TASK DIRECTIONS: Exact reproduction is required for the lines bounded by the one containing "What Apache ECharts" and the one containing "var myChart = echarts.init(document.getElementById('chart'));", both bounds included. Print them without any pictures.

Figure scripts:
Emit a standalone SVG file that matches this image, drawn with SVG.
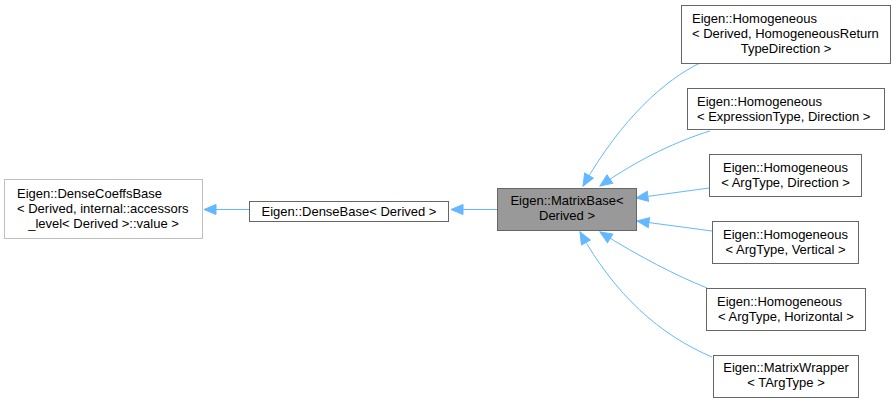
<svg xmlns="http://www.w3.org/2000/svg" width="896" height="403" viewBox="0 0 896 403">
<style>
text{font-family:"Liberation Sans",Arial,sans-serif;font-size:13px;fill:#000}
.n rect{fill:#fff;stroke:#666;stroke-width:1}
.m{text-anchor:middle}
.e path{fill:none;stroke:#63b8ff;stroke-width:1;marker-end:url(#ah)}
</style>
<defs>
<marker id="ah" markerUnits="userSpaceOnUse" markerWidth="14" markerHeight="12" viewBox="-1 -1 14 12" refX="12" refY="5" orient="auto">
<path d="M0,0 L12,5 L0,10 z" fill="#63b8ff" stroke="#63b8ff" stroke-width="1"/>
</marker>
</defs>
<rect width="896" height="403" fill="#fff"/>
<g id="edges" class="e">
<path d="M249,209.5 L204,209.5"/>
<path d="M497,209.5 L451,209.5"/>
<path d="M700,63 C665,80 622,118 583,186"/>
<path d="M710,131 C680,140 640,158 600,186"/>
<path d="M709,188 L636,198"/>
<path d="M712,231 L637,221"/>
<path d="M707,288 C675,275 640,257 600,232"/>
<path d="M712,357 C660,335 615,295 580,232"/>
</g>
<g id="node_densecoeffsbase" class="n">
<rect x="4.5" y="179.5" width="198" height="59" style="stroke:#bfbfbf"/>
<text x="17" y="198">Eigen::DenseCoeffsBase</text>
<text x="17" y="213">&lt; Derived, internal::accessors</text>
<text x="103.5" y="228" class="m">_level&lt; Derived &gt;::value &gt;</text>
</g>
<g id="node_densebase" class="n">
<rect x="249.5" y="201.5" width="199" height="20"/>
<text x="349" y="216" class="m">Eigen::DenseBase&lt; Derived &gt;</text>
</g>
<g id="node_matrixbase" class="n">
<rect x="497.5" y="188.5" width="139" height="42" style="fill:#999"/>
<text x="567" y="205" class="m">Eigen::MatrixBase&lt;</text>
<text x="567" y="220" class="m">Derived &gt;</text>
</g>
<g id="node_homog_derived" class="n">
<rect x="681.5" y="5.5" width="209" height="58"/>
<text x="692" y="23">Eigen::Homogeneous</text>
<text x="692" y="38">&lt; Derived, HomogeneousReturn</text>
<text x="786" y="53" class="m">TypeDirection &gt;</text>
</g>
<g id="node_homog_expr" class="n">
<rect x="687.5" y="88.5" width="197" height="41"/>
<text x="697" y="106">Eigen::Homogeneous</text>
<text x="697" y="121">&lt; ExpressionType, Direction &gt;</text>
</g>
<g id="node_homog_argdir" class="n">
<rect x="709.5" y="154.5" width="152" height="42"/>
<text x="785.5" y="172" class="m">Eigen::Homogeneous</text>
<text x="785.5" y="187" class="m">&lt; ArgType, Direction &gt;</text>
</g>
<g id="node_homog_argvert" class="n">
<rect x="712.5" y="221.5" width="146" height="42"/>
<text x="785.5" y="239" class="m">Eigen::Homogeneous</text>
<text x="785.5" y="254" class="m">&lt; ArgType, Vertical &gt;</text>
</g>
<g id="node_homog_arghoriz" class="n">
<rect x="706.5" y="288.5" width="159" height="42"/>
<text x="717" y="306">Eigen::Homogeneous</text>
<text x="786" y="321" class="m">&lt; ArgType, Horizontal &gt;</text>
</g>
<g id="node_matrixwrapper" class="n">
<rect x="713.5" y="355.5" width="145" height="42"/>
<text x="786" y="372" class="m">Eigen::MatrixWrapper</text>
<text x="786" y="387" class="m">&lt; TArgType &gt;</text>
</g>
</svg>
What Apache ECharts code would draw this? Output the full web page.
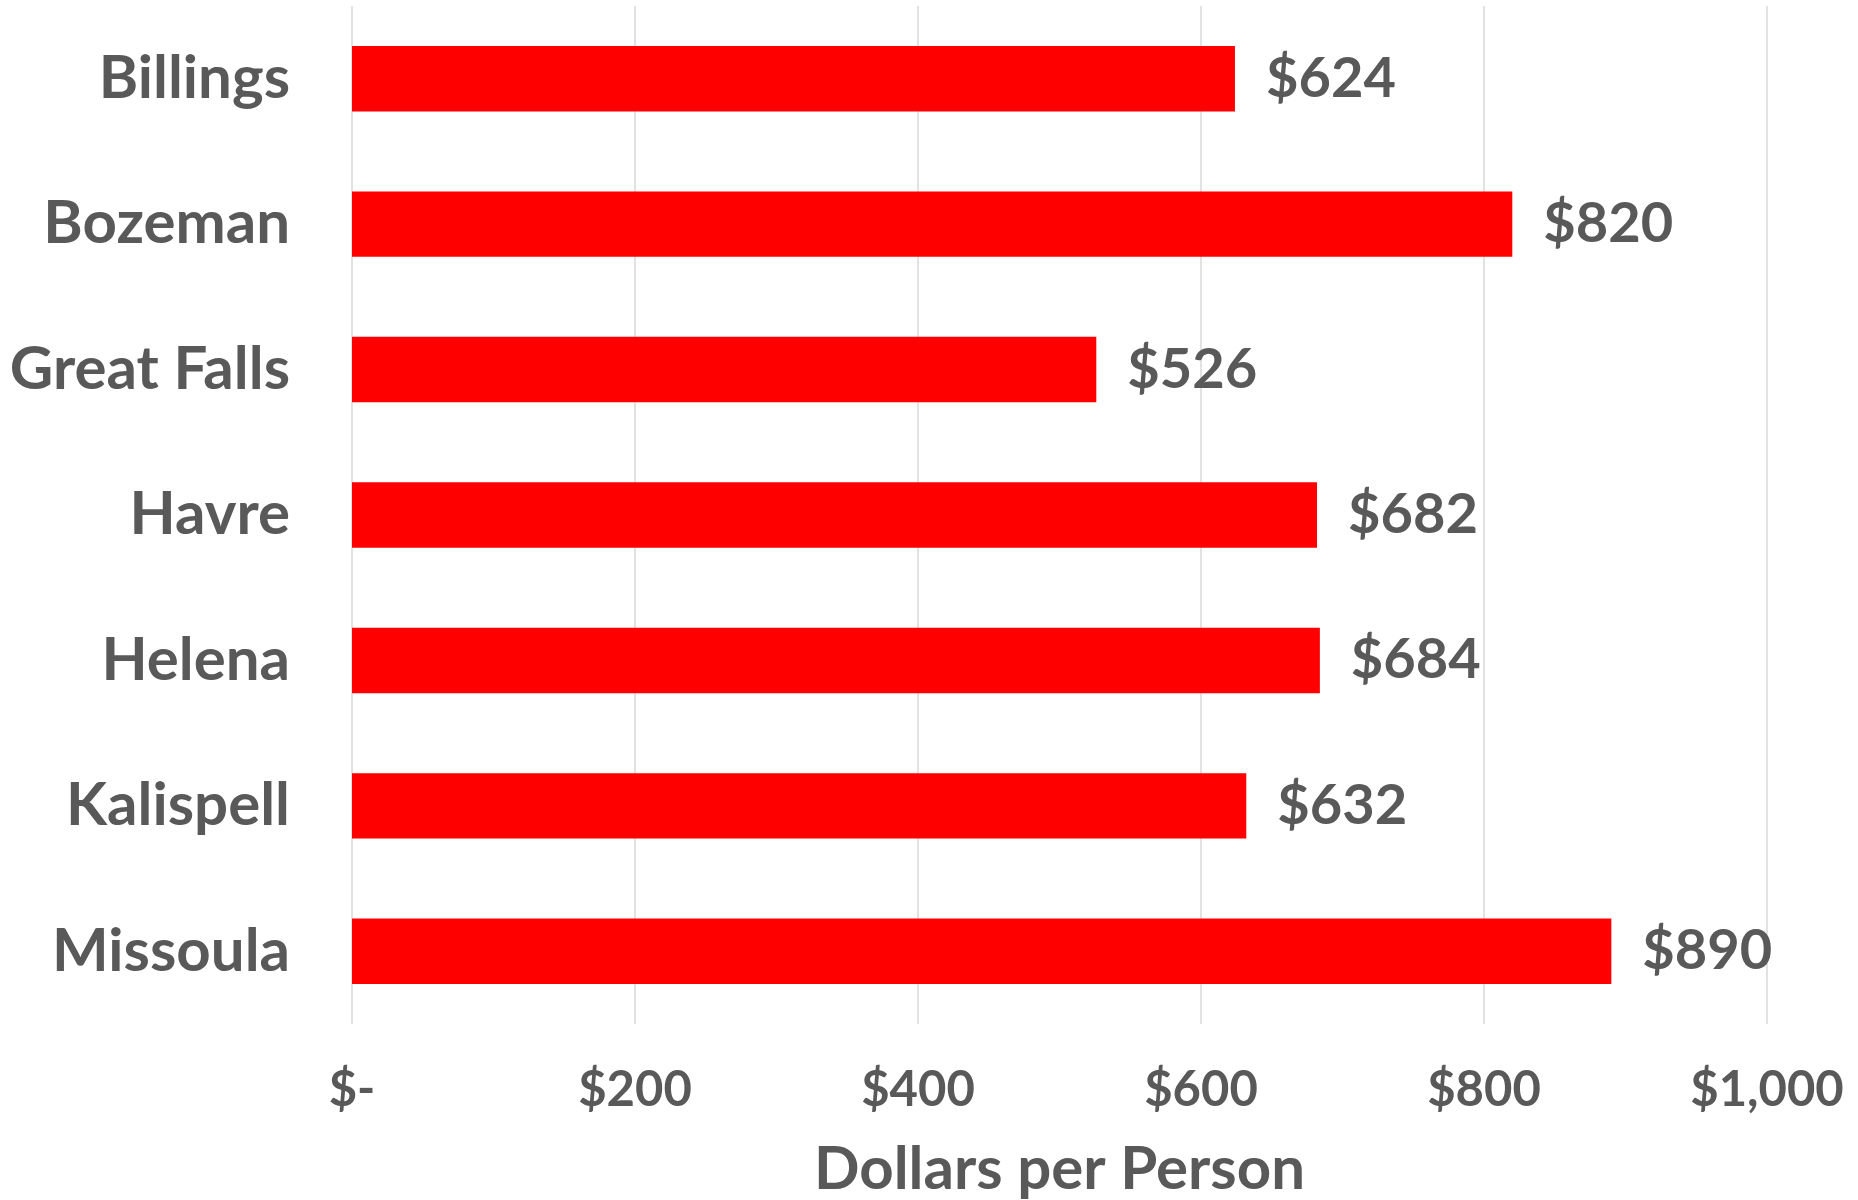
<!DOCTYPE html>
<html>
<head>
<meta charset="utf-8">
<script src="https://cdn.jsdelivr.net/npm/echarts@6/dist/echarts.min.js"></script>
<style>
  html, body { margin: 0; padding: 0; background: #fff; }
  #chart { width: 1858px; height: 1200px; }
</style>
</head>
<body>
<div id="chart"></div>
<script>
// data
var cities = ['Billings', 'Bozeman', 'Great Falls', 'Havre', 'Helena', 'Kalispell', 'Missoula'];
var dollars = [624, 820, 526, 682, 684, 632, 890];
var xTicks = [0, 200, 400, 600, 800, 1000];

var textColor = '#595959';
var font = 'Lato';

function money(v) {
    if (v === 0) return '$-';
    return '$' + v.toLocaleString('en-US');
}

var myChart = echarts.init(document.getElementById('chart'));

var option = {
    backgroundColor: '#ffffff',
    animation: false,
    grid: {
        left: 352,
        right: 91,
        top: 6,
        height: 1018,
        outerBoundsMode: 'none',
        containLabel: false
    },
    xAxis: {
        type: 'value',
        min: xTicks[0],
        max: xTicks[xTicks.length - 1],
        interval: 200,
        axisLine: { show: false },
        axisTick: { show: false },
        splitLine: { show: true, lineStyle: { color: '#d9d9d9', width: 1.5 } },
        axisLabel: {
            margin: 42,
            color: textColor,
            fontFamily: font,
            fontWeight: 'bold',
            fontSize: 49,
            formatter: money
        },
        name: 'Dollars per Person',
        nameLocation: 'middle',
        nameGap: 116,
        nameTextStyle: {
            color: textColor,
            fontFamily: font,
            fontWeight: 'bold',
            fontSize: 60
        }
    },
    yAxis: {
        type: 'category',
        inverse: true,
        data: cities,
        axisLine: { show: false },
        axisTick: { show: false },
        axisLabel: {
            margin: 62,
            color: textColor,
            fontFamily: font,
            fontWeight: 'bold',
            fontSize: 60
        }
    },
    series: [{
        type: 'bar',
        data: dollars,
        barCategoryGap: '55%',
        itemStyle: { color: '#ff0000' },
        label: {
            show: true,
            position: 'right',
            distance: 31,
            color: textColor,
            fontFamily: font,
            fontWeight: 'bold',
            fontSize: 56,
            formatter: function (p) { return money(p.value); }
        }
    }]
};

myChart.setOption(option);
</script>
</body>
</html>
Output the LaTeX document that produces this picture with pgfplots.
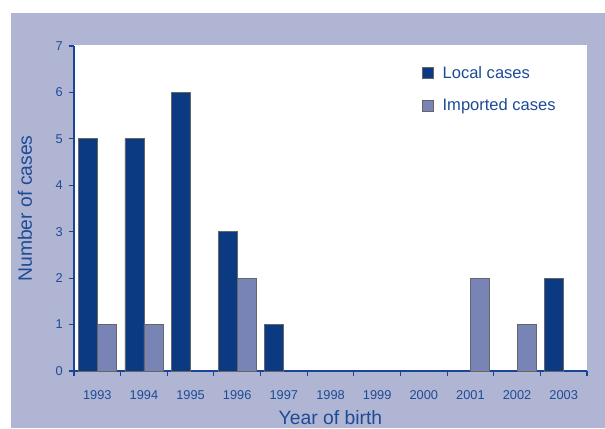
\documentclass[border=0pt]{standalone}
\usepackage{pgfplots}
\pgfplotsset{compat=1.18}
\usepackage{fontspec}
\setmainfont{Liberation Sans}
\definecolor{lav}{HTML}{B0B5D3}
\definecolor{darkb}{HTML}{0B3A82}
\definecolor{lightb}{HTML}{7884B6}
\definecolor{txtb}{HTML}{1E4B96}
\definecolor{axb}{HTML}{1A4494}
\begin{document}
\begin{tikzpicture}[x=0.75pt,y=0.75pt]
\useasboundingbox (-74,-57) rectangle (531,371);
\fill[white] (-74,-57) rectangle (531,371);
\fill[lav] (-63,-57) rectangle (531,358);
\fill[white] (0,0) rectangle (513,326);
\begin{axis}[
  at={(0,0)}, anchor=south west, scale only axis,
  width=384.75pt, height=243.75pt,
  ybar=0pt, bar width=14.25pt,
  xmin=-0.5, xmax=10.5, ymin=0, ymax=7,
  axis x line*=bottom, axis y line*=left,
  axis line style={color=axb, line width=0.9pt},
  xtick={0,...,10},
  xticklabels={1993,1994,1995,1996,1997,1998,1999,2000,2001,2002,2003},
  minor xtick={-0.5,0.5,...,10.5},
  major x tick style={draw=none},
  minor x tick style={color=axb, line width=0.8pt},
  minor tick length=4pt,
  ytick={0,...,7},
  y tick style={color=axb, line width=0.8pt},
  major tick length=4pt,
  tick align=outside,
  tick label style={font=\fontsize{9.6}{11}\selectfont, text=txtb},
  /pgf/number format/assume math mode=true,
  xticklabel style={yshift=-7pt},
  yticklabel style={xshift=-1pt},
  xlabel={Year of birth},
  ylabel={Number of cases},
  label style={font=\fontsize{14.5}{16}\selectfont, text=txtb},
  xlabel style={at={(axis description cs:0.5,0)}, anchor=center, yshift=-35pt},
  ylabel style={at={(axis description cs:0,0.5)}, anchor=center, yshift=36.75pt},
  legend style={at={(axis description cs:0.677,0.947)}, anchor=north west,
    draw=none, fill=none, font=\fontsize{12.4}{14}\selectfont, text=txtb,
    row sep=10pt, inner sep=0pt,
    /tikz/every odd column/.append style={column sep=5pt}},
  legend cell align=left,
  legend image code/.code={\draw[#1,draw=black!60,line width=0.6pt] (0pt,-4.1pt) rectangle (8.2pt,4.1pt);},
]
\addplot[fill=darkb, draw=black!60, line width=0.6pt] coordinates {(0,5) (1,5) (2,6) (3,3) (4,1) (10,2)};
\addplot[fill=lightb, draw=black!60, line width=0.6pt] coordinates {(0,1) (1,1) (3,2) (8,2) (9,1)};
\legend{Local cases, Imported cases}
\end{axis}
\end{tikzpicture}
\end{document}
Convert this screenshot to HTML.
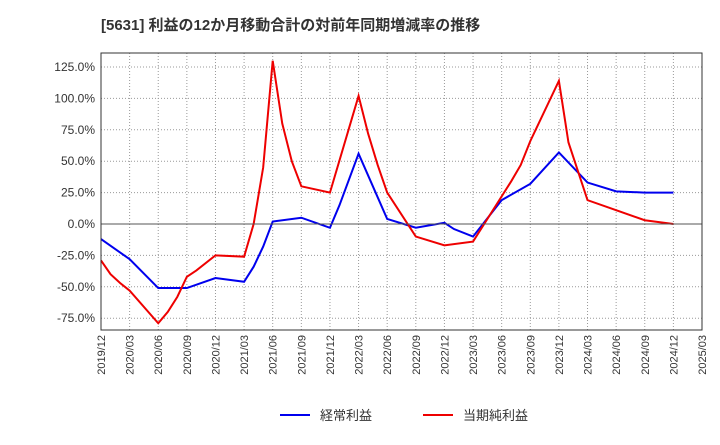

FINAL RESULT:
What Apache ECharts code would draw this? Output the full web page.
<!DOCTYPE html>
<html>
<head>
<meta charset="utf-8">
<script src="https://cdn.jsdelivr.net/npm/echarts@6/dist/echarts.min.js"></script>
<style>
  html, body { margin: 0; padding: 0; background: #fff; }
  #chart { width: 1858px; height: 1200px; }
</style>
</head>
<body>
<div id="chart"></div>
<script>
// data
var cities = ['Billings', 'Bozeman', 'Great Falls', 'Havre', 'Helena', 'Kalispell', 'Missoula'];
var dollars = [624, 820, 526, 682, 684, 632, 890];
var xTicks = [0, 200, 400, 600, 800, 1000];

var textColor = '#595959';
var font = 'Lato';

function money(v) {
    if (v === 0) return '$-';
    return '$' + v.toLocaleString('en-US');
}

var myChart = echarts.init(document.getElementById('chart'));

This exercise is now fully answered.